Crown of Salt and Storm

Chapter 1: A Crown Without a Head

Sister Neris did not repeat herself. She simply held your gaze until the noise in the hall seemed to thin around the shape of her words.

By the law of currents and witness, you were summoned to answer the sea’s interruption.

It was not a request, and it was not only for you. Around the chamber, every face had been sharpened by the same news: Queen Elowen was missing. Not delayed. Not sheltered. Not merely unaccounted for in the convenient way rulers sometimes were when weather and politics agreed to be patient. Missing, in the hard light of temple law, meant something had gone wrong enough to crack open the center of the kingdom.

The empty dais made that truth impossible to ignore.

Where the Salt Crown should have stood in state, there was only the tide-table beneath it, silvered with rain blown in from the harbor doors. The crown itself rested on a cushion of blue felt, a ring of coral filigree and sea-glass teeth catching the lamplight like a warning. Unworn. Unclaimed. Waiting.

A stir moved through the gathered court as more details were spoken, each one no steadier than the last. The eastern breakwater had been struck first, then the lower quays. A fishing skiff had vanished entirely. Another had been found upside down near the reefs, its oars snapped clean in half. Someone swore the storm had come from a clear sky. Someone else insisted the clouds had been black for an hour before the wind rose. A clerk said the Queen had ordered the harbor chains lowered. A dock captain said she had ordered them raised. A temple acolyte, white-faced, whispered that the sea had sounded like a voice.

No one had seen Elowen return.

Lady Mara Seryn stood with her hands folded at her waist, every line of her posture composed around the shock like armor made elegant.
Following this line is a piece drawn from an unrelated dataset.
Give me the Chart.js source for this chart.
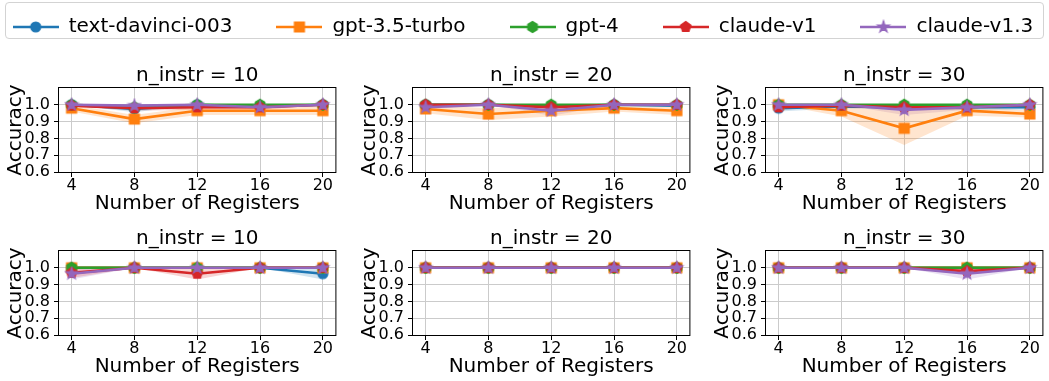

Her expression did not break, but the courtesy in it had gone cold and exact.

“This hall is not a market for rumors,” she said, and the words silenced three separate arguments at once. “We will not govern by panic.”
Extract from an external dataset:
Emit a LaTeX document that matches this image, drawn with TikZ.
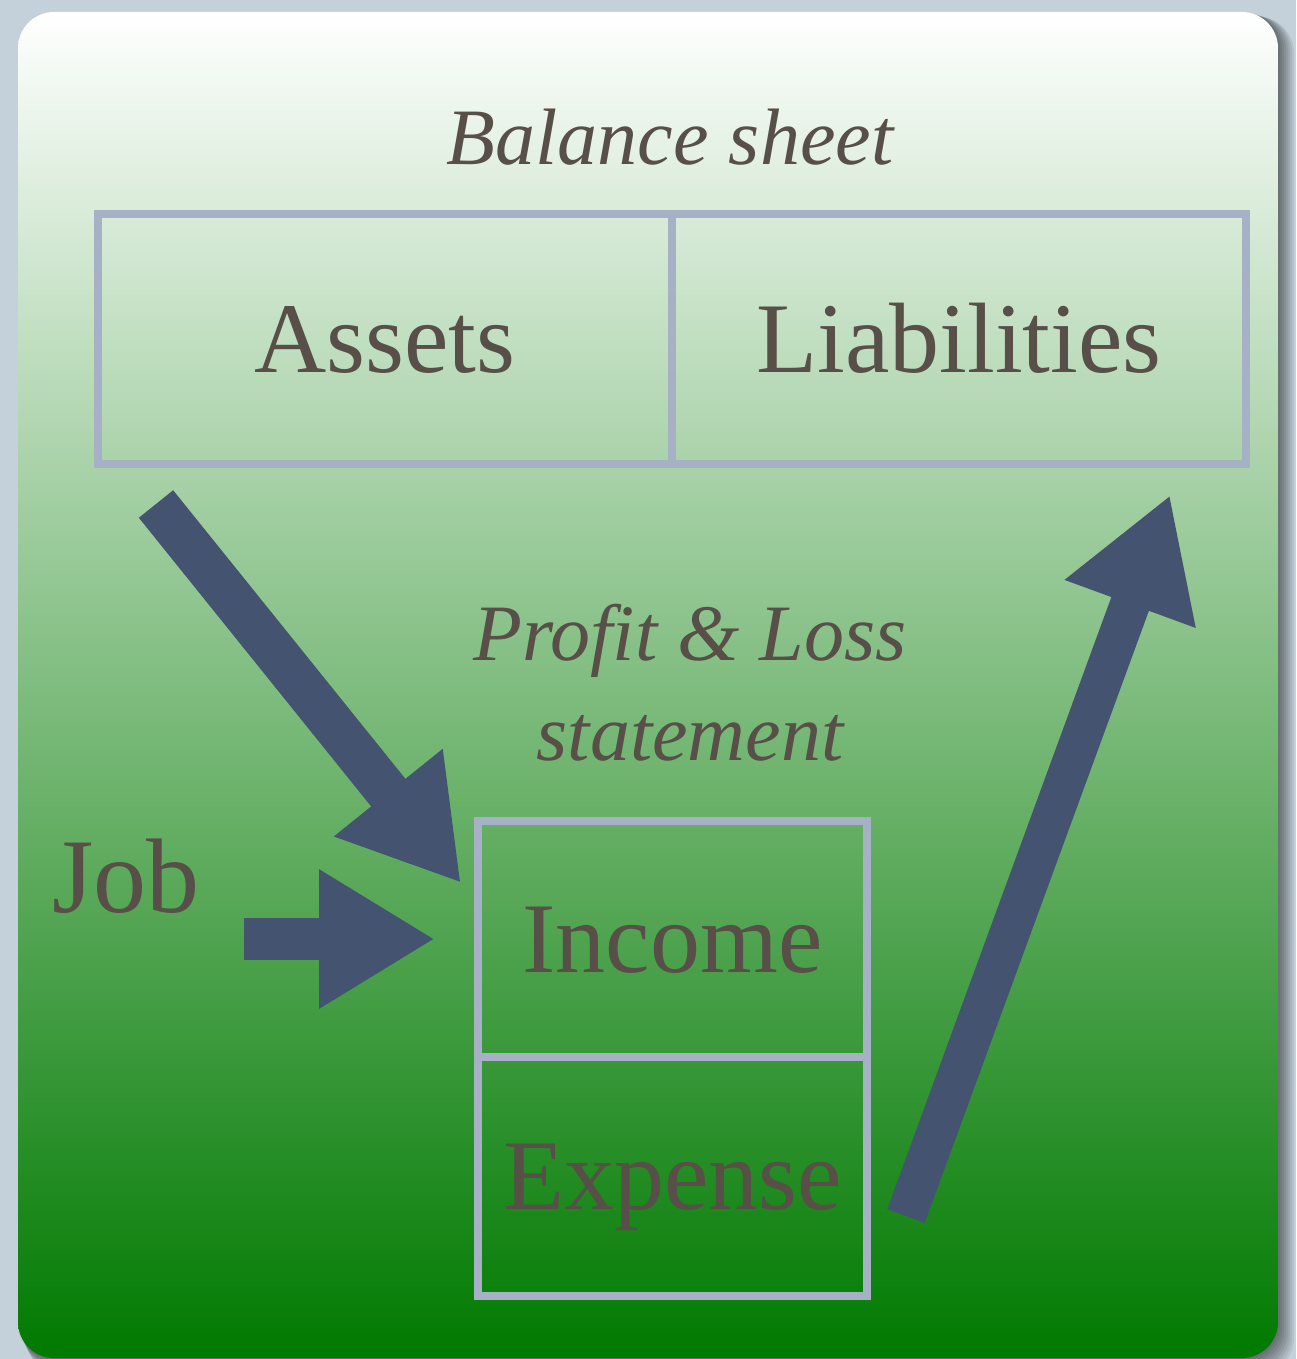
\documentclass[tikz,border=0pt]{standalone}
\usepackage{fontspec}
\setmainfont{Liberation Serif}
\usetikzlibrary{arrows.meta,positioning}

\definecolor{bgblue}{RGB}{196,209,219}
\definecolor{sheetgreen}{RGB}{0,122,0}
\definecolor{framegray}{RGB}{166,177,198}
\definecolor{flowblue}{RGB}{68,84,112}
\definecolor{inkbrown}{RGB}{87,79,72}

\tikzset{
  account/.style={draw=framegray, line width=8pt, inner sep=0pt, outer sep=0pt,
    text=inkbrown, font=\fontsize{100}{115}\selectfont, text height=66pt, text depth=0pt},
  heading/.style={text=inkbrown, inner sep=0pt, font=\itshape\fontsize{80}{95}\selectfont},
  flow/.style={draw=flowblue, line width=#1, -{Triangle[length=116pt,width=131pt]}},
}

\begin{document}
\begin{tikzpicture}[x=1pt, y=-1pt]
\useasboundingbox (0,0) rectangle (1296,1359);

% Backdrop and card
\fill[bgblue] (0,0) rectangle (1296,1359);
\foreach \s in {2,4,...,16} {
  \fill[black, opacity=0.07, rounded corners=36pt] (18+0.5*\s,12+0.3*\s) rectangle (1278+\s,1358+\s);
}
\shade[rounded corners=36pt, top color=white, bottom color=sheetgreen] (18,12) rectangle (1278,1358);

% Balance sheet
\node[heading, anchor=base] (balance) at (670,165) {Balance sheet};
\node[account, minimum width=574pt, minimum height=250pt] (assets) at (385,339) {Assets};
\node[account, minimum width=574pt, minimum height=250pt, right=0pt of assets] (liabilities) {Liabilities};

% Profit & Loss statement
\node[heading, anchor=base] (profit) at (690,660) {Profit \& Loss};
\node[heading, anchor=base] (statement) at (690,760) {statement};
\node[account, minimum width=389pt, minimum height=236pt] (income) at (672.5,939) {Income};
\node[account, minimum width=389pt, minimum height=239pt, below=0pt of income] (expense) {Expense};

% Job
\node[text=inkbrown, inner sep=0pt, anchor=base west, font=\fontsize{106}{120}\selectfont] (job) at (52,912) {Job};

% Flows
\coordinate (assets-out) at (156,504);
\coordinate (income-in) at (461,883);
\coordinate (job-out) at (244,939);
\coordinate (job-in) at (435,939);
\coordinate (expense-out) at (906,1216);
\coordinate (liabilities-in) at (1170,495);
\draw[flow=44pt] (assets-out) -- (income-in);
\draw[flow=42pt] (job-out) -- (job-in);
\draw[flow=40pt] (expense-out) -- (liabilities-in);
\end{tikzpicture}
\end{document}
Orin Tidebreaker gave a small, humorless snort from the edge of the court. “That’s a relief,” he said. “For a moment I thought panic had already been promoted.”

A few people almost laughed, then thought better of it.
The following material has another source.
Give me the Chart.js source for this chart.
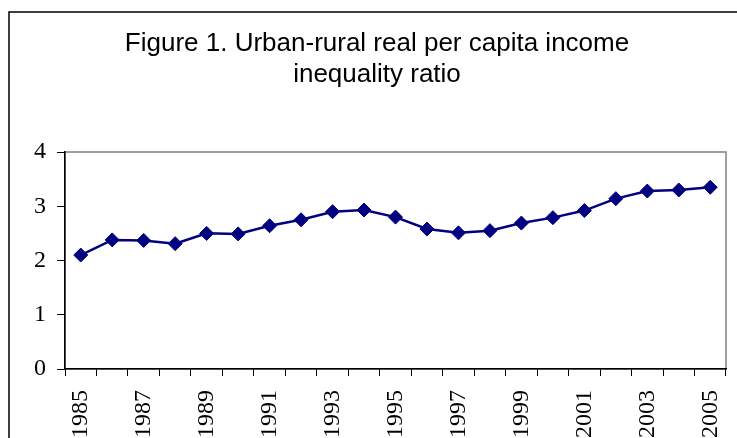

Tamon Vale stepped forward with the measured grace of a man entering a contract he had no intention of letting become sloppy. “Sea law is precise,” he said. “When the monarch is taken by storm, vessel, or violence unknown, the vacancy is not symbolic. It is immediate. The island must acknowledge the breach before it can mend it.”

“Breach,” Sister Neris repeated softly, as if tasting the word for its honesty. “Yes. That is what this is.”

Beyond the court doors, the harbor horns sounded again—long, low notes rolling over the city like something mourning in its sleep. The sound seemed to reach under the floorboards, into the bones of the hall. For a moment, you could almost believe the sea was listening.

Then the temple seal was broken on the summons tablet, and your name was read aloud among the candidates as if it had always belonged there.

The attention that turned toward you was immediate and unnerving. Not hostile, not yet, but measuring. Evaluating. Wondering whether your presence was a mistake, a loophole, or a sign of something older than any of them wanted to name.

Sister Neris inclined her head once. “You have been called because the crown cannot wait for grief,” she said. “You will answer under witness, and the trial will proceed so long as the law permits.”

At the far end of the chamber, lightning flashed beyond the high windows, turning every wet surface briefly to silver. For an instant the storm seemed to stand outside the court again, patient as an heir denied its due.

Then the light was gone, and the empty throne remained.